According to ASB Publicity Commissioner and sophomore Evie Kramer, ASB will continue to collect feedback from the school community. Kramer said that ASB is considering an asynchronous approach, in which students could work on assignments independently throughout the day or use office hours to get extra help, to resolve dissatisfaction with the current schedule.

“I feel like it [an asynchronous Monday schedule] would be a better time investment and better for students’ mental health since we’ve been hearing a lot about Zoom fatigue,” Kramer said. “I think one of one of the drawbacks is that teachers can possibly overload the work for the time you have for the class, and then it’s also hard to self motivate, but I think that we can solve both of those problems by just creating clear restrictions and keeping Zooms open for students who need it.”

The asynchronous approach is currently in use at several other local schools, including schools in the Mountain View Los Altos High School District, which provides students with an asynchronous Wednesday with a suggested schedule to work independently.

Although this option was presented during the fall semester, ASB President Avantika Singh said that ASB’s discussion of the schedule became less relevant as the group’s focus shifted to the potential reopening of secondary schools, but that she hopes to resume the discussion by gathering additional feedback from students through surveys and fishbowls.

A September survey by Palo Alto High School Principal Brent Kline revealed that 46.8% of students ranked Paly’s seven-period Monday schedule below neutral. In response to negative feedback, the Associated Student Body is working to create an alternative schedule that would meet students’ needs. “We definitely are just trying to represent student voice,” Publicity Commissioner and sophomore Evie Kramer said. “And I think from the surveys that we’ve heard in the past, most students are unhappy with the Monday schedule.”

“We’re trying to revamp our surveys … [and] kind of make it more engaging so students actually fill it out and more specific so we can pinpoint what students want to see school-wise and also [in] the Monday schedule, specifically,” Singh said.

According to Atla, a previous survey conducted by the Parent Teacher Student Association revealed that many respondents were in favor of implementing asynchronous Mondays, but ASB and administration alike are still open to other options. Another possibility is an alternating block schedule like the previous school year, which would eliminate the seven-period day without losing synchronous learning time.

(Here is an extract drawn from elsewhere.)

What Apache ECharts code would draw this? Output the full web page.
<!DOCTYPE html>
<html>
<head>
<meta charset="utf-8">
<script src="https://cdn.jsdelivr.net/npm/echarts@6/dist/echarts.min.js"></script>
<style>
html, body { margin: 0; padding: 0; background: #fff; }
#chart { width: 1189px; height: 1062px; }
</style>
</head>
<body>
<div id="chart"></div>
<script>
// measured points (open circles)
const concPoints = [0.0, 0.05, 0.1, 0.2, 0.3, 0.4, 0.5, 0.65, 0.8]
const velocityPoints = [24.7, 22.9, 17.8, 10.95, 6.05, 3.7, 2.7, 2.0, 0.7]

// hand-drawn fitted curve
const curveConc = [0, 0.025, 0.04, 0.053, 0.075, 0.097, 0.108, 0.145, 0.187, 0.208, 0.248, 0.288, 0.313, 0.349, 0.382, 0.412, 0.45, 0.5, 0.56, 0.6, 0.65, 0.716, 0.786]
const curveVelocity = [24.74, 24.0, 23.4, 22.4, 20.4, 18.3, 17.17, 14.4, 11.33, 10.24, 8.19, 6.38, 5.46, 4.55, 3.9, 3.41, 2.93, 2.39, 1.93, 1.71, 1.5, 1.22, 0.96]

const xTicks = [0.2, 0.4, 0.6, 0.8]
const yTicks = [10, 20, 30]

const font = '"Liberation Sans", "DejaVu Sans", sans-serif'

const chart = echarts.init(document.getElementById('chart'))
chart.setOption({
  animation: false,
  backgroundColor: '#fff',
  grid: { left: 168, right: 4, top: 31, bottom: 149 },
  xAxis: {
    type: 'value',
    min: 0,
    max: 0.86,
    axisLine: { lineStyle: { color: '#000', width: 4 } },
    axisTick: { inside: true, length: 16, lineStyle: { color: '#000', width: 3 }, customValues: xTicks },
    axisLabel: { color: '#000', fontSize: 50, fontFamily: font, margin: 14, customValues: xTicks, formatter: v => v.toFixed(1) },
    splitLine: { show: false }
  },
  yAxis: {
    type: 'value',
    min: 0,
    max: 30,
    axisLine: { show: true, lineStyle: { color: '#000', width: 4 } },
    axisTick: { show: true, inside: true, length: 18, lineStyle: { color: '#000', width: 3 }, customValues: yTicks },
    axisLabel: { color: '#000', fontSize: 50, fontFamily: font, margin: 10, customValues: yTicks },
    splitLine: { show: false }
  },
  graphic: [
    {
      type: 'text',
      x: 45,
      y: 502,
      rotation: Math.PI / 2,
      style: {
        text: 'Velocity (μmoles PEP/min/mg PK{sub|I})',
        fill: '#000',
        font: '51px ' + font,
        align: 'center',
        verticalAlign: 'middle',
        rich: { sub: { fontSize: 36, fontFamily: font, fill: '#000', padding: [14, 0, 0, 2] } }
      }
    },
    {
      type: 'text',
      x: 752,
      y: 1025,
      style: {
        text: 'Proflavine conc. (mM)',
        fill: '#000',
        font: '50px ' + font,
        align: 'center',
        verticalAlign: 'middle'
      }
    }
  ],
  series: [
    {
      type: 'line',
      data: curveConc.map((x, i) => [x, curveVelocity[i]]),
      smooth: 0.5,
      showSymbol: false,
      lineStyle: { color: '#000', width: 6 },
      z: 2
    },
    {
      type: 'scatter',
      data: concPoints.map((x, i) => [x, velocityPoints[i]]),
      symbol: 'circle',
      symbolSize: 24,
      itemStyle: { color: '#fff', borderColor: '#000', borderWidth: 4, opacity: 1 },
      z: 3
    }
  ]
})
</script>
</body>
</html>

Atla said that in addition to student input, she also wants to ensure that staff opinions are considered as ASB moves forward with redesigning the schedule.

“My next steps would be to, after meeting with him [Kline], host both a fishbowl and an Instagram Live to solicit feedback and just engage with the student body, and see what they want and what they would like to see from Mondays,” Atla said. “Once we’ve gathered all the plans and have drafts of possible plan ideas, we would send out a survey and take a vote on which plan the students and staff want.”

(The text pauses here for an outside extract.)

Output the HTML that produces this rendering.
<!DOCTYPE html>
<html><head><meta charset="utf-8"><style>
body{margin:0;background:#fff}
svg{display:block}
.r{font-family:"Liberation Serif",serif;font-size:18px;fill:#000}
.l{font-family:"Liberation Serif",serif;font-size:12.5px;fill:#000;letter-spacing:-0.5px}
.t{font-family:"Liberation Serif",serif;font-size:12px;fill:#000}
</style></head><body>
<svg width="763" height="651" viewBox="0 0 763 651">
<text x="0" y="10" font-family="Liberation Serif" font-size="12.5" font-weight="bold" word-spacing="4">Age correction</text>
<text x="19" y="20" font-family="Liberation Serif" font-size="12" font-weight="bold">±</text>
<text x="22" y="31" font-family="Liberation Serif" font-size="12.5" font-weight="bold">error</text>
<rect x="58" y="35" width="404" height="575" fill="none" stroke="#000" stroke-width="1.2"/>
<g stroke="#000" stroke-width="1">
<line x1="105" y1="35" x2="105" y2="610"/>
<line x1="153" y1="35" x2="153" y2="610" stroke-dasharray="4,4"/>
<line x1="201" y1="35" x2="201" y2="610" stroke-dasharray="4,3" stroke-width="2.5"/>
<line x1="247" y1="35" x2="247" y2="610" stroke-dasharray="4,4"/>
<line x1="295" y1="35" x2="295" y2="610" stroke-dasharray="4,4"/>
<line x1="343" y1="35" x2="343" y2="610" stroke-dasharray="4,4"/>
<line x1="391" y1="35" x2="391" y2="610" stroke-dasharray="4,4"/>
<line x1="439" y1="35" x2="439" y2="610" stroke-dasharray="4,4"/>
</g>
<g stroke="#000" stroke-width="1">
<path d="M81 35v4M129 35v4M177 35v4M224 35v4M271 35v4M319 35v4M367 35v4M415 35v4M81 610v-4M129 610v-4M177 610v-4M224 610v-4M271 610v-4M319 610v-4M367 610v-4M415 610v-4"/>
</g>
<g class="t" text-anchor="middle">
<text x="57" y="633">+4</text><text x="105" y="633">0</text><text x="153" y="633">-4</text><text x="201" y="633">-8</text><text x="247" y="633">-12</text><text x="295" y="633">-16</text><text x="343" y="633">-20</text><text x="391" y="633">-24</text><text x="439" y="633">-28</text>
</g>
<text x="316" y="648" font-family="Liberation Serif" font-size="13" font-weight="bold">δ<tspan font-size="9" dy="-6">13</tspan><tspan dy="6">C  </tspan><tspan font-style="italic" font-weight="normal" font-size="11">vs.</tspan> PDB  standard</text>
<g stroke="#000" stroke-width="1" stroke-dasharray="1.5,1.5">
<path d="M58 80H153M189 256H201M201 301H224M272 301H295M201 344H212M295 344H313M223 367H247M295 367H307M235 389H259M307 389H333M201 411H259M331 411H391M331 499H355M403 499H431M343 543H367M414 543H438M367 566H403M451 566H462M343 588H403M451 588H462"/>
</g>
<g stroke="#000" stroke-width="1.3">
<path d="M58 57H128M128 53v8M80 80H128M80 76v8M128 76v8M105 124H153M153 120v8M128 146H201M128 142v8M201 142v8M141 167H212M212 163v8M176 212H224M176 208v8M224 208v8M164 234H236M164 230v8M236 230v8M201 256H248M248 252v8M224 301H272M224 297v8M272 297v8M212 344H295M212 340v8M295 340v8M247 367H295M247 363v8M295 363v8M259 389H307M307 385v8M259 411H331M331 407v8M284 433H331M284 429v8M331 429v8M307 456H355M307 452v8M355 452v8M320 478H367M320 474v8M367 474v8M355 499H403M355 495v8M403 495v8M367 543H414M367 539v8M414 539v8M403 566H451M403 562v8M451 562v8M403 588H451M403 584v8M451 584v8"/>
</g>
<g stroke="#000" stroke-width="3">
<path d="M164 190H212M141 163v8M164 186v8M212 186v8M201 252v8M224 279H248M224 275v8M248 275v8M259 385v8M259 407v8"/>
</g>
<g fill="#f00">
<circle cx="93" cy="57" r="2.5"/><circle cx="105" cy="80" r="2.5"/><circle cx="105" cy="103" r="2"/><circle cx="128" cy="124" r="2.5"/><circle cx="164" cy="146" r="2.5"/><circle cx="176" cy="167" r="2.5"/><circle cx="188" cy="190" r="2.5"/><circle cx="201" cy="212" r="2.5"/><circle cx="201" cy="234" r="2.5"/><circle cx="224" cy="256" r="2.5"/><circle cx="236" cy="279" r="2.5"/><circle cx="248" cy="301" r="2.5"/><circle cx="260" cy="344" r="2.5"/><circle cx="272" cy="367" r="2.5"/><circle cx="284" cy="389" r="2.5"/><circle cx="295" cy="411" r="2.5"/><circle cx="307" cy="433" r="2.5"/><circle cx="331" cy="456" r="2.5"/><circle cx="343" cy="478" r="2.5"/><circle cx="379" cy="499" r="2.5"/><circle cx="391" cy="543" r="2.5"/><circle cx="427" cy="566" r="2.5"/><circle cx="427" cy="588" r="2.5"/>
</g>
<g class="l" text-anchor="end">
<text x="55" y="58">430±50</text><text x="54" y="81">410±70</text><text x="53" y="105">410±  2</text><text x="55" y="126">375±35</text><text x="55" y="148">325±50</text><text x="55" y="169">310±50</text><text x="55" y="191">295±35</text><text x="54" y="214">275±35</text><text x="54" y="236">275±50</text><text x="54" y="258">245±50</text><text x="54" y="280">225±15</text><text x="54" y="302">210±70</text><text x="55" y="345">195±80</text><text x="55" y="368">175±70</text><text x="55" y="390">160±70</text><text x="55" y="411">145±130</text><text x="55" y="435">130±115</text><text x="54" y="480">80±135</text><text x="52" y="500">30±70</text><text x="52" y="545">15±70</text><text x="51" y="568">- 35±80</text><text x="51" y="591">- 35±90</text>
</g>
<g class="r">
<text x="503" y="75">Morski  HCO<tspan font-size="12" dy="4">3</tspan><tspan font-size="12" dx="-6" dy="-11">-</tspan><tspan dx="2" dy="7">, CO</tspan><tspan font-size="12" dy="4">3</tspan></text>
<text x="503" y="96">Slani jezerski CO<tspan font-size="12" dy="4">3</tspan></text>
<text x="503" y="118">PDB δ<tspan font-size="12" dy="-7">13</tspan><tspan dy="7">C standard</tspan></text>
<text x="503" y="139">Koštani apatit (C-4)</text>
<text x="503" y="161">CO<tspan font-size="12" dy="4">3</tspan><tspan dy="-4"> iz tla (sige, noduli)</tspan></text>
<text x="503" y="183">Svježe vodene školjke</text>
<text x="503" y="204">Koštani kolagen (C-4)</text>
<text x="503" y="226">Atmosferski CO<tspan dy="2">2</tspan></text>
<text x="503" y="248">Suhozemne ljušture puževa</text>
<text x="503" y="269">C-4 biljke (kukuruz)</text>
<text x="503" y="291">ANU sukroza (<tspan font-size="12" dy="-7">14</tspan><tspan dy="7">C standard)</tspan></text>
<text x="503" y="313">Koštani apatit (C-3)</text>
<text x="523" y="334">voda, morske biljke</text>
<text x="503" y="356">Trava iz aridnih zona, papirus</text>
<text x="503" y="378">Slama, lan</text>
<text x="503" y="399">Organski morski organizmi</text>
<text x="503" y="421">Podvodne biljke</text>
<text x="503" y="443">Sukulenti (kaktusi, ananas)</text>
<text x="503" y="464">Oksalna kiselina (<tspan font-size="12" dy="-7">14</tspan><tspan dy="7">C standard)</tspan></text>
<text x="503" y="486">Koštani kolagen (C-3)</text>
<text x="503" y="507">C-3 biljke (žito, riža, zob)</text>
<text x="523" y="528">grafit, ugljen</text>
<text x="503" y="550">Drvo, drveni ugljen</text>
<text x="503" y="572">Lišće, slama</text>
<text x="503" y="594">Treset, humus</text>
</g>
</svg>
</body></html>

Kramer said that as the revision and implementation of the Monday schedule progresses, ASB will continue to represent student opinions to find a balanced, effective solution.

“I think the Monday schedule is going to be a continuous conversation that we’re going to keep having for a little while,” Kramer said. “Hopefully we can make change quickly. … I think it’ll be interesting to see where this goes.”